» Supplied data:
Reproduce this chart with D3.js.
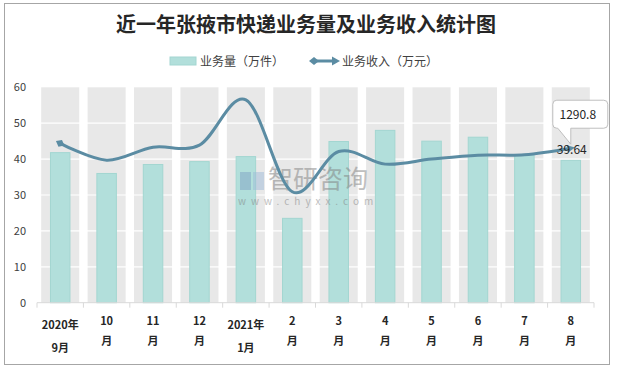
<!DOCTYPE html>
<html>
<head>
<meta charset="utf-8">
<script src="https://cdn.jsdelivr.net/npm/d3@7"></script>
<style>
  body { margin: 0; background: #fff; }
  text { font-family: "Noto Sans CJK SC", "Liberation Sans", sans-serif; }
</style>
</head>
<body>
<script>
// 月份（两行显示）
const months = [
    ['2020年', '9月'], ['10', '月'], ['11', '月'], ['12', '月'], ['2021年', '1月'],
    ['2', '月'], ['3', '月'], ['4', '月'], ['5', '月'], ['6', '月'], ['7', '月'], ['8', '月']
];
// 业务量（万件）
const volume = [41.8, 36.0, 38.5, 39.3, 40.7, 23.5, 44.9, 48.0, 45.0, 46.1, 41.1, 39.64];
// 业务收入（万元）
const revenue = [1332, 1191, 1299, 1317, 1695, 927, 1263, 1158, 1200, 1233, 1236, 1290.8];
const yTicks = [0, 10, 20, 30, 40, 50, 60];

const width = 617;
const height = 371;
const plotLeft = 37, plotRight = 594, plotTop = 87.3, plotBottom = 302.7;

const svg = d3.select('body').append('svg')
    .attr('width', width)
    .attr('height', height);

// 外框
svg.append('rect')
    .attr('x', 4.5).attr('y', 3.5)
    .attr('width', 605).attr('height', 361)
    .attr('fill', '#fff')
    .attr('stroke', '#a6a6a6');

const keys = months.map((m, i) => i);
const x = d3.scaleBand().domain(keys).range([plotLeft, plotRight]);
const y = d3.scaleLinear().domain([0, 60]).range([plotBottom, plotTop]);
const y2 = d3.scaleLinear().domain([0, 1800]).range([plotBottom, plotTop]);
const bw = x.bandwidth();

// 标题
svg.append('text')
    .attr('x', 306).attr('y', 32)
    .attr('text-anchor', 'middle')
    .attr('font-size', 20)
    .attr('font-weight', 'bold')
    .attr('fill', '#262626')
    .text('近一年张掖市快递业务量及业务收入统计图');

// 图例
const legend = svg.append('g');
legend.append('rect')
    .attr('x', 170).attr('y', 57).attr('width', 26).attr('height', 8)
    .attr('fill', '#b2dfdb').attr('stroke', '#a3d6d1');
legend.append('text')
    .attr('x', 200).attr('y', 65.5)
    .attr('font-size', 12).attr('fill', '#404040')
    .text('业务量（万件）');
legend.append('line')
    .attr('x1', 313).attr('x2', 336).attr('y1', 61).attr('y2', 61)
    .attr('stroke', '#5b8ca3').attr('stroke-width', 3);
legend.append('path')
    .attr('d', 'M309,61 L314,57 L319,61 L314,65 Z')
    .attr('fill', '#5b8ca3');
legend.append('path')
    .attr('d', 'M340,61 L332,56.5 L332,65.5 Z')
    .attr('fill', '#5b8ca3');
legend.append('text')
    .attr('x', 342).attr('y', 65.5)
    .attr('font-size', 12).attr('fill', '#404040')
    .text('业务收入（万元）');

// 灰色背景柱
svg.append('g')
    .selectAll('rect')
    .data(keys)
    .enter().append('rect')
    .attr('x', d => x(d) + bw * 0.09)
    .attr('width', bw * 0.82)
    .attr('y', y(60))
    .attr('height', y(0) - y(60))
    .attr('fill', '#e8e8e8');

// 网格线
svg.append('g')
    .selectAll('line')
    .data(yTicks.filter(t => t > 0 && t < 60))
    .enter().append('line')
    .attr('x1', plotLeft).attr('x2', plotRight)
    .attr('y1', d => y(d)).attr('y2', d => y(d))
    .attr('stroke', '#fff').attr('stroke-width', 1.2);

// Y轴刻度
svg.append('g')
    .selectAll('text')
    .data(yTicks)
    .enter().append('text')
    .attr('x', 26)
    .attr('y', d => y(d) + 4)
    .attr('text-anchor', 'end')
    .attr('font-size', 11)
    .attr('fill', '#404040')
    .text(d => d);

// 业务量柱
svg.append('g')
    .selectAll('rect')
    .data(volume)
    .enter().append('rect')
    .attr('x', (d, i) => x(i) + bw * 0.29)
    .attr('width', bw * 0.42)
    .attr('y', d => y(d))
    .attr('height', d => y(0) - y(d))
    .attr('fill', '#b2dfdb')
    .attr('stroke', '#a3d6d1');

// 水印
const wm = svg.append('g').attr('opacity', 0.5);
wm.append('rect').attr('x', 240).attr('y', 172).attr('width', 11).attr('height', 18).attr('fill', '#7fa3c4');
wm.append('rect').attr('x', 253).attr('y', 172).attr('width', 11).attr('height', 18).attr('fill', '#9fbcd9');
wm.append('text')
    .attr('x', 268).attr('y', 188)
    .attr('font-size', 25).attr('fill', '#808080')
    .text('智研咨询');
wm.append('text')
    .attr('x', 238).attr('y', 205)
    .attr('font-size', 10).attr('fill', '#808080')
    .attr('letter-spacing', 5)
    .text('www.chyxx.com');

// X轴
svg.append('line')
    .attr('x1', plotLeft).attr('x2', plotRight)
    .attr('y1', plotBottom).attr('y2', plotBottom)
    .attr('stroke', '#d9d9d9');
svg.append('g')
    .selectAll('line')
    .data(keys.concat([keys.length]))
    .enter().append('line')
    .attr('x1', d => d < keys.length ? x(d) : plotRight)
    .attr('x2', d => d < keys.length ? x(d) : plotRight)
    .attr('y1', plotBottom).attr('y2', plotBottom + 5)
    .attr('stroke', '#d9d9d9');

const labels = svg.append('g')
    .selectAll('text')
    .data(months)
    .enter().append('text')
    .attr('text-anchor', 'middle')
    .attr('font-size', 11)
    .attr('font-weight', 'bold')
    .attr('fill', '#262626');
labels.append('tspan')
    .attr('x', (d, i) => x(i) + bw / 2)
    .attr('y', d => d[0].length > 2 ? 329 : 325)
    .text(d => d[0]);
labels.append('tspan')
    .attr('x', (d, i) => x(i) + bw / 2)
    .attr('y', d => d[0].length > 2 ? 352 : 345)
    .text(d => d[1]);

// 业务收入曲线
const defs = svg.append('defs');
defs.append('marker')
    .attr('id', 'diamond')
    .attr('viewBox', '-5 -5 10 10')
    .attr('markerWidth', 3.2).attr('markerHeight', 3.2)
    .attr('orient', 'auto')
    .attr('markerUnits', 'strokeWidth')
    .append('path')
    .attr('d', 'M-5,0 L0,-4 L5,0 L0,4 Z')
    .attr('fill', '#5b8ca3');
defs.append('marker')
    .attr('id', 'arrow')
    .attr('viewBox', '-5 -5 10 10')
    .attr('markerWidth', 3).attr('markerHeight', 3)
    .attr('orient', 'auto')
    .attr('markerUnits', 'strokeWidth')
    .append('path')
    .attr('d', 'M5,0 L-4,-4 L-4,4 Z')
    .attr('fill', '#5b8ca3');

const line = d3.line()
    .x((d, i) => x(i) + bw / 2)
    .y(d => y2(d))
    .curve(d3.curveCardinal.tension(0));

svg.append('path')
    .datum(revenue)
    .attr('d', line)
    .attr('fill', 'none')
    .attr('stroke', '#5b8ca3')
    .attr('stroke-width', 3)
    .attr('marker-start', 'url(#diamond)')
    .attr('marker-end', 'url(#arrow)');

// 数据标签
const lastX = x(keys.length - 1) + bw / 2;
svg.append('text')
    .attr('x', lastX + 1)
    .attr('y', y(volume[volume.length - 1]) - 6)
    .attr('text-anchor', 'middle')
    .attr('font-size', 12)
    .attr('fill', '#262626')
    .text(volume[volume.length - 1]);

const ly = y2(revenue[revenue.length - 1]);
svg.append('path')
    .attr('d', `M${lastX - 13},${ly - 20} L${lastX - 14},${ly - 20} Q${lastX - 18},${ly - 20} ${lastX - 18},${ly - 24}`
        + ` L${lastX - 18},${ly - 44} Q${lastX - 18},${ly - 48} ${lastX - 14},${ly - 48}`
        + ` L${lastX + 33},${ly - 48} Q${lastX + 37},${ly - 48} ${lastX + 37},${ly - 44}`
        + ` L${lastX + 37},${ly - 24} Q${lastX + 37},${ly - 20} ${lastX + 33},${ly - 20}`
        + ` L${lastX},${ly - 20} L${lastX},${ly - 4} Z`)
    .attr('fill', '#fff')
    .attr('stroke', '#bfbfbf');
svg.append('text')
    .attr('x', lastX + 7)
    .attr('y', ly - 29)
    .attr('text-anchor', 'middle')
    .attr('font-size', 12)
    .attr('fill', '#262626')
    .text(revenue[revenue.length - 1]);
</script>
</body>
</html>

» Problem to work on:
Look at the listing and set down only the lines from its start through the line with "const yTicks = [0, 10, 20, 30, 40, 50, 60];", word for word and without pictures.

» Finished answer:
Reproduce this chart with D3.js.
<!DOCTYPE html>
<html>
<head>
<meta charset="utf-8">
<script src="https://cdn.jsdelivr.net/npm/d3@7"></script>
<style>
  body { margin: 0; background: #fff; }
  text { font-family: "Noto Sans CJK SC", "Liberation Sans", sans-serif; }
</style>
</head>
<body>
<script>
// 月份（两行显示）
const months = [
    ['2020年', '9月'], ['10', '月'], ['11', '月'], ['12', '月'], ['2021年', '1月'],
    ['2', '月'], ['3', '月'], ['4', '月'], ['5', '月'], ['6', '月'], ['7', '月'], ['8', '月']
];
// 业务量（万件）
const volume = [41.8, 36.0, 38.5, 39.3, 40.7, 23.5, 44.9, 48.0, 45.0, 46.1, 41.1, 39.64];
// 业务收入（万元）
const revenue = [1332, 1191, 1299, 1317, 1695, 927, 1263, 1158, 1200, 1233, 1236, 1290.8];
const yTicks = [0, 10, 20, 30, 40, 50, 60];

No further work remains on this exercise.